Nei 3 anni dopo l'incendio del marzo 1999, secondo le note sull'andamento dell'economia di Banca d'Italia, la chiusura del Tunnel del Monte Bianco pesò in diversa misura sui settori economici valdostani. Per l'industria valdostana si avvertì in prevalenza per l'aumento dei costi di trasporto. La produzione industriale segnò un rallentamento, poi il comparto tornò ad accelerare fino a settembre 2000, quando venne fermato dall'alluvione.

Per quanto riguarda il Pil regionale, l'Istat certifica in quegli anni una tenuta dell'economia valdostana, che conobbe una flessione nel 2000, quando alla chiusura del traforo si sommò l'alluvione.

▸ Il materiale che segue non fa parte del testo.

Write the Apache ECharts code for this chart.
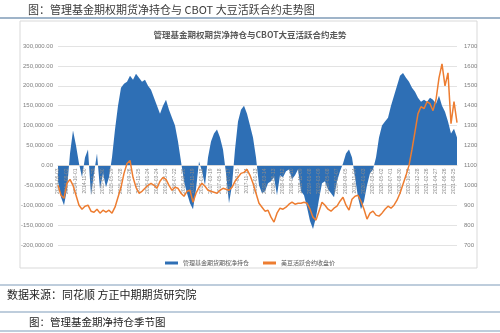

Turismo: durante il 1999 e il 2000, presenze ed arrivi nella nostra regione diminuirono rispettivamente del 5,8 e del 7,7 per cento. L'andamento negativo deriva sia dalla chiusura del tunnel, sia dalle sfavorevoli condizioni meteo nei mesi estivi e invernali. Nel 2001 - traforo ancora chiuso - il movimento turistico riprese a crescere, con un balzo alla riapertura della galleria grazie al ritorno dei francesi.

La chiusura del traforo «indubbiamente pesò sul giro d'affari del commercio al dettaglio» scriveva la Banca d’Italia, «nella Valdigne e lungo l'asse centrale della Valle», in particolare per esempio i distributori di carburante e i pubblici esercizi.